If we are to prevail, if we are to end the killing, that means fighting these groups out of dire and tragic necessity. As much as some people would like to believe otherwise, the No Kill movement and the animal protection movement as it now exists are not the same movement. We are, in fact, two distinct ones: one championing life; and the other, death. In short, we in the No Kill movement have no choice but to fight the animal protection movement because they fight us in our effort to reform our nation’s shelters.
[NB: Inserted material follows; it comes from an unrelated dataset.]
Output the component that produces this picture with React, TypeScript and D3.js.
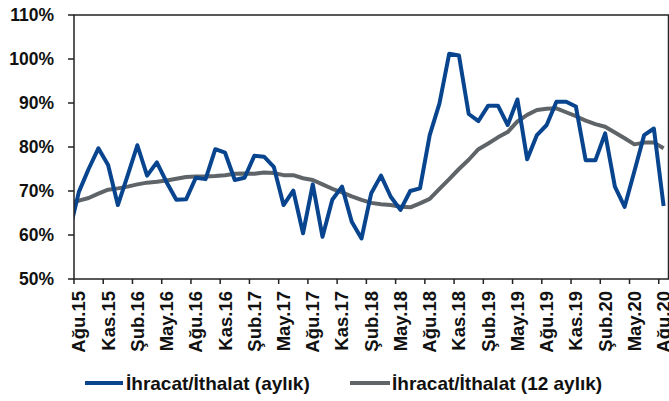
import * as d3 from "d3";
import React from "react";

const W = 669;
const H = 401;
const plot = { left: 74, right: 668.5, top: 15, bottom: 279 };

// Tem.15 is only a lead-in point, it sits left of the axis and gets clipped
const months = [
  "Tem.15", "Ağu.15", "Eyl.15", "Eki.15", "Kas.15", "Ara.15",
  "Oca.16", "Şub.16", "Mar.16", "Nis.16", "May.16", "Haz.16", "Tem.16", "Ağu.16", "Eyl.16", "Eki.16", "Kas.16", "Ara.16",
  "Oca.17", "Şub.17", "Mar.17", "Nis.17", "May.17", "Haz.17", "Tem.17", "Ağu.17", "Eyl.17", "Eki.17", "Kas.17", "Ara.17",
  "Oca.18", "Şub.18", "Mar.18", "Nis.18", "May.18", "Haz.18", "Tem.18", "Ağu.18", "Eyl.18", "Eki.18", "Kas.18", "Ara.18",
  "Oca.19", "Şub.19", "Mar.19", "Nis.19", "May.19", "Haz.19", "Tem.19", "Ağu.19", "Eyl.19", "Eki.19", "Kas.19", "Ara.19",
  "Oca.20", "Şub.20", "Mar.20", "Nis.20", "May.20", "Haz.20", "Tem.20", "Ağu.20",
];

const monthly = [
  60.5, 69.8, 75.0, 79.7, 75.9, 66.8,
  73.5, 80.4, 73.5, 76.5, 72.0, 68.0, 68.1, 73.0, 72.7, 79.5, 78.7, 72.5,
  73.0, 78.0, 77.8, 75.5, 66.8, 70.1, 60.4, 71.5, 59.6, 68.0, 71.0, 63.0,
  59.2, 69.5, 73.5, 68.7, 65.7, 70.0, 70.6, 82.7, 89.9, 101.2, 100.8, 87.5,
  85.9, 89.4, 89.4, 85.0, 90.8, 77.2, 82.7, 85.0, 90.3, 90.3, 89.2, 77.0,
  77.0, 83.1, 71.0, 66.4, 74.5, 82.7, 84.2, 66.6,
];

const rolling = [
  67.3, 67.8, 68.4, 69.4, 70.3, 70.6,
  71.0, 71.5, 71.9, 72.1, 72.4, 72.8, 73.2, 73.3, 73.3, 73.4, 73.6, 73.9,
  74.0, 73.9, 74.2, 74.1, 73.6, 73.6, 72.9, 72.5, 71.5, 70.5, 69.7, 68.8,
  68.0, 67.3, 67.0, 66.8, 66.4, 66.3, 67.2, 68.2, 70.5, 72.7, 75.0, 77.1,
  79.5, 80.8, 82.2, 83.4, 85.8, 87.3, 88.4, 88.7, 88.8, 87.9, 87.0, 86.0,
  85.2, 84.6, 83.3, 82.0, 80.6, 81.0, 81.0, 79.7,
];

const yTicks = [50, 60, 70, 80, 90, 100, 110];
const seriesNames = ["İhracat/İthalat (aylık)", "İhracat/İthalat (12 aylık)"];
const colors = ["#08458e", "#5f6469"];

const font = "'Liberation Sans', Arial, sans-serif";

export default function App() {
  const x = d3.scaleLinear().domain([0.5, months.length - 0.5]).range([plot.left, plot.right]);
  const y = d3.scaleLinear().domain([50, 110]).range([plot.bottom, plot.top]);

  const line = d3
    .line<number>()
    .x((_, i) => x(i))
    .y((d) => y(d));

  // label every 3rd month starting at Ağu.15
  const labelIdx = d3.range(1, months.length, 3);

  return (
    <svg width={W} height={H} style={{ position: "absolute", left: 0, top: 0, background: "#fff" }} fontFamily={font}>
      <defs>
        <clipPath id="plotClip">
          <rect x={plot.left} y={plot.top} width={plot.right - plot.left} height={plot.bottom - plot.top} />
        </clipPath>
      </defs>

      <g clipPath="url(#plotClip)" fill="none" strokeWidth={4} strokeLinejoin="round">
        <path d={line(rolling) || ""} stroke={colors[1]} />
        <path d={line(monthly) || ""} stroke={colors[0]} />
      </g>

      {/* frame */}
      <rect
        x={plot.left}
        y={plot.top}
        width={plot.right - plot.left}
        height={plot.bottom - plot.top}
        fill="none"
        stroke="#222"
        strokeWidth={1.5}
      />

      {/* y axis */}
      <g>
        {yTicks.map((t) => (
          <g key={t}>
            <line x1={plot.left - 6} x2={plot.left} y1={y(t)} y2={y(t)} stroke="#222" strokeWidth={1.5} />
            <text x={54} y={y(t)} dy="0.35em" textAnchor="end" fontSize={17.5} fontWeight="bold" fill="#111">
              {t}%
            </text>
          </g>
        ))}
      </g>

      {/* x axis */}
      <g>
        {labelIdx.map((i) => (
          <g key={months[i]}>
            <line x1={x(i - 0.5)} x2={x(i - 0.5)} y1={plot.bottom} y2={plot.bottom + 5} stroke="#222" strokeWidth={1.5} />
            <text
              transform={`translate(${x(i)},${plot.bottom + 12}) rotate(-90)`}
              dy="0.35em"
              textAnchor="end"
              fontSize={18.5}
              fontWeight="bold"
              fill="#111"
            >
              {months[i]}
            </text>
          </g>
        ))}
      </g>

      {/* legend */}
      <g fontSize={19} fontWeight="bold" fill="#111">
        <line x1={85} x2={123} y1={383} y2={383} stroke={colors[0]} strokeWidth={4} />
        <text x={126} y={383} dy="0.35em">{seriesNames[0]}</text>
        <line x1={350} x2={390} y1={383} y2={383} stroke={colors[1]} strokeWidth={4} />
        <text x={392} y={383} dy="0.35em">{seriesNames[1]}</text>
      </g>
    </svg>
  );
}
If we did not fight, there would be no No Kill movement, no TNR, no foster care, no shelters working with rescue groups because all of these things were done over the opposition of the large national groups which denigrated those programs and vilified those who championed them. Well into the 1990s, it was still the official policy of HSUS that shelters should not work rescue groups rather than kill animals. And when California rescue groups were tired of being turned away and watching shelters kill the very animals they offered to save, they succeeded in seeking legislation to make it illegal for shelters to kill animals when they were willing to save them. HSUS fought it. Should we have deferred to them? If we hadn’t fought them, over 40,000 animals saved every year because shelters now have to work with rescue groups would still be being killed. Rather than 12,000 animals a year being transferred as was true before the law, there are now well over 50,000 animals being saved—animals HSUS wanted to see dead. Unfortunately, they successfully fought a similar law in Texas in 2011 and Florida this year.

If people like Castle, Battista, and others want to defend groups like the HSUS or the ASPCA and all the horrible things they have done to harm animals, there is nothing we can do to stop them from doing so. We can, however, render their point of view utterly irrelevant by continuing to build a movement that rejects it and which puts animals, and not the careers and reputations of people who sell them out, first. And, in so doing, we can send them this powerful message: evolve or get the hell out of the way, because you cannot be a leader in a movement that has moved beyond you.

 

*  In truth, there is no special knowledge or expertise that makes the killing of dogs and cats or other animals acceptable.